Estudo aponta riscos de tecnologias de reconhecimento facial

Brasil tem ao 376 projetos ativos, capazes de vigiar 40% da população

Um relatório inédito da Defensoria Pública da União (DPU), em parceria com o Centro de Estudos de Segurança e Cidadania (CESeC), da Universidade Candido Mendes (RJ), alerta para o avanço acelerado e desregulado do reconhecimento facial no Brasil. Intitulado Mapeando a Vigilância Biométrica, o estudo mostra que, até abril de 2025, o país contava com ao menos 376 projetos ativos de reconhecimento facial, com potencial de vigiar quase 83 milhões de pessoas — o equivalente à cerca de 40% da população brasileira.
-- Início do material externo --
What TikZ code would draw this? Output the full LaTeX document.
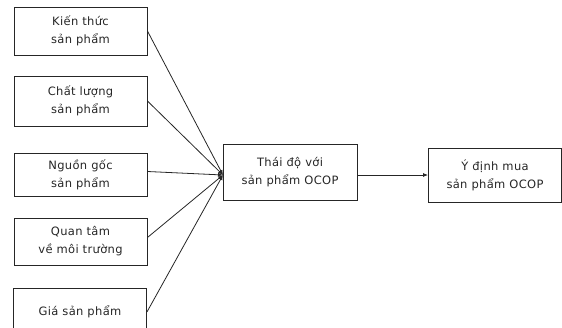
\documentclass[tikz,border=0pt]{standalone}
\usepackage{fontspec}
\setmainfont[LetterSpace=3]{DejaVu Sans}
\usetikzlibrary{arrows.meta}
\begin{document}
\begin{tikzpicture}[x=1pt,y=-1pt,
  box/.style={draw=black!85, line width=0.9pt, minimum width=133pt, minimum height=48pt, inner sep=0pt, align=center,
    font=\fontsize{11.5}{18}\selectfont, text=black!85},
  conn/.style={draw=black!85, line width=0.8pt, -{Latex[length=5pt,width=4pt]}}]
\useasboundingbox (0,0) rectangle (562,327);
\node[box] (k) at (80.5,31) {Kiến thức\\sản phẩm};
\node[box, minimum height=50pt] (c) at (80.5,101) {Chất lượng\\sản phẩm};
\node[box, minimum height=43pt] (n) at (80.5,174.5) {Nguồn gốc\\sản phẩm};
\node[box, minimum height=47pt] (q) at (80.5,241.5) {Quan tâm\\về môi trường};
\node[box] (g) at (80,312) {Giá sản phẩm};
\node[box, minimum width=134pt, minimum height=56pt] (t) at (290,172) {Thái độ với\\sản phẩm OCOP};
\node[box, minimum width=133pt, minimum height=54pt] (y) at (495,175) {Ý định mua\\sản phẩm OCOP};
\coordinate (m) at (223,175);
\draw[conn] (k.east) -- (m);
\draw[conn] (c.east) -- (m);
\draw[conn] ([yshift=3pt]n.east) -- (m);
\draw[conn] ([yshift=4pt]q.east) -- (m);
\draw[conn] (g.east) -- (m);
\draw[conn] (t.east |- m) -- (y.west |- m);
\end{tikzpicture}
\end{document}
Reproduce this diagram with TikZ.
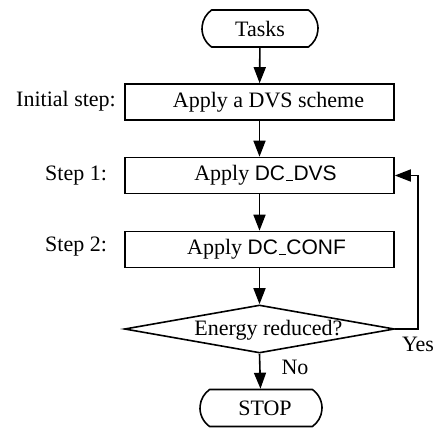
\documentclass[tikz,border=0pt]{standalone}
\usepackage{fontspec}
\setmainfont{Liberation Serif}
\setsansfont{Liberation Sans}
\usetikzlibrary{shapes.misc,shapes.geometric,arrows.meta}
\newcommand{\ulbar}{\kern.06em\vbox{\hrule height.05em width.32em}\kern.02em}
\tikzset{
  base/.style={draw, line width=1.6pt, font=\fontsize{22}{26}\selectfont, inner sep=0pt},
  term/.style={base, rounded rectangle, rounded rectangle arc length=110, minimum height=37pt},
  procbox/.style={base, rectangle, minimum width=269pt, minimum height=36pt},
  decision/.style={base, diamond, aspect=5.6, minimum width=270pt, minimum height=48pt},
  lbl/.style={font=\fontsize{22}{26}\selectfont, inner sep=0pt},
  arr/.style={line width=1.6pt, -{Triangle[length=16pt,width=12pt]}}
}
\begin{document}
\begin{tikzpicture}[x=1pt,y=-1pt]
\useasboundingbox (0,0) rectangle (435,427);
\node[term, minimum width=116pt] (tasks) at (260,28.5) {Tasks};
\node[procbox] (b1) at (259.5,102) {\hspace*{18pt}Apply a DVS scheme};
\node[procbox] (b2) at (259.5,175.5) {\hspace*{12pt}Apply {\sffamily\fontsize{21}{24}\selectfont DC\ulbar DVS}};
\node[procbox] (b3) at (259.5,249.5) {\hspace*{14pt}Apply {\sffamily\fontsize{21}{24}\selectfont DC\ulbar CONF}};
\node[decision] (dec) at (259.5,329) {};
\node[lbl] (dectext) at (268.5,330) {Energy reduced?};
\node[term, minimum width=122pt] (stop) at (261,408) {\hspace*{8pt}STOP};
\node[lbl, anchor=west] (l0) at (16,101) {Initial step:};
\node[lbl, anchor=west] (l1) at (45,176) {Step 1:};
\node[lbl, anchor=west] (l2) at (45,247) {Step 2:};
\node[lbl] (yes) at (418,344) {Yes};
\node[lbl] (no) at (295,367) {No};
\coordinate (fb) at (418,329);
\draw[arr] (tasks) -- (b1);
\draw[arr] (b1) -- (b2);
\draw[arr] (b2) -- (b3);
\draw[arr] (b3) -- (dec.north);
\draw[arr] (dec.south) -- (stop);
\draw[arr] (dec.east) -- (fb) |- (b2.east);
\end{tikzpicture}
\end{document}
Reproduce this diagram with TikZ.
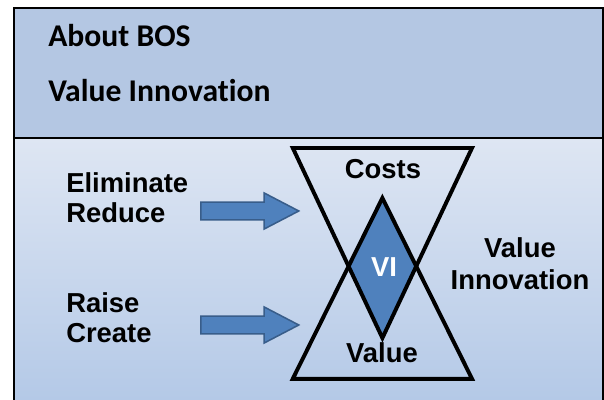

A popularização dessas tecnologias no setor público se intensificou após a realização da Copa do Mundo de 2014 e os Jogos Olímpicos de 2016. Desde então, municípios, estados e órgãos de segurança vêm adotando sistemas de reconhecimento facial com a justificativa de ampliar a segurança, identificar foragidos e localizar pessoas desaparecidas.

No entanto, a pesquisa revela que esse avanço ocorreu sem leis específicas, sem controle externo adequado e com risco real de violações de direitos. Ao todo, os projetos já movimentaram ao menos R$ 160 milhões em investimentos públicos, com dados obtidos em 23 das 27 unidades federativas — Amazonas, Maranhão, Paraíba e Sergipe não responderam ao levantamento feito entre julho e dezembro de 2024.

Erros e racismo algorítmico

Entre os pontos mais críticos, o relatório destaca o número de erros cometidos pelos sistemas. Foram mapeados 24 casos entre 2019 e abril de 2025 nos quais a tecnologia falhou ao identificar corretamente os rostos capturados pelas câmeras. O caso mais emblemático ocorreu em Aracaju, em 2024, quando o personal trainer João Antônio Trindade Bastos, de 23 anos, foi confundido com um foragido e detido durante um jogo de futebol. Bastos, que é negro, foi revistado e interrogado antes de ser liberado, após confirmar sua identidade.

“O reconhecimento facial tem sido amplamente utilizado sem garantir mecanismos que evitem erros graves como prisões injustas”, alerta o relatório, que também aponta para a maior taxa de erro dos sistemas em relação a pessoas negras, indígenas e asiáticas. 

Estudos internacionais mostram que as falhas podem ser de 10 a 100 vezes maiores para esses grupos, em comparação com pessoas brancas.

Falta de regulamentação

Apesar do uso crescente da tecnologia, o Brasil ainda não possui uma legislação específica que regule o uso do reconhecimento facial por órgãos públicos. 

Em dezembro de 2024, o Senado aprovou o Projeto de Lei nº 2338/2023, que trata da regulamentação da inteligência artificial. O texto prevê restrições ao uso do reconhecimento facial em espaços públicos, mas abre exceções tão amplas — como em casos de investigação, flagrante, desaparecimento ou recaptura de foragidos — que, na prática, funciona como uma autorização irrestrita.

“O projeto, como está, legaliza a vigilância em larga escala, sem garantias reais de controle”, alertam os especialistas da DPU e do CESeC. Segundo eles, o risco é que o país consolide um sistema de vigilância permanente, com pouco ou nenhum controle social.

Recomendações e alertas

Diante do cenário, o relatório propõe medidas urgentes, como a aprovação de uma lei nacional para regulamentar a vigilância biométrica; a padronização de protocolos; auditorias independentes; transparência nos contratos; e autorização judicial obrigatória para uso das imagens em investigações. Os pesquisadores também defendem a limitação temporal para armazenamento dos dados e o fortalecimento dos mecanismos de fiscalização sobre empresas privadas envolvidas nesses projetos.

“Esperamos que esses achados possam não só orientar a tramitação do PL 2338 na Câmara dos Deputados, mas também servir de alerta para os órgãos reguladores e de controle. O relatório evidencia tanto os vieses raciais no uso da tecnologia quanto o mau uso de recursos públicos”, afirma Pablo Nunes, coordenador-geral do CESeC.

O debate sobre reconhecimento facial, segundo os autores, não é apenas técnico, mas também ético, social e político. Em um país com histórico de desigualdade racial e falhas sistêmicas na segurança pública, os erros de uma tecnologia sem regulação podem custar caro — especialmente para os que sempre foram mais vigiados.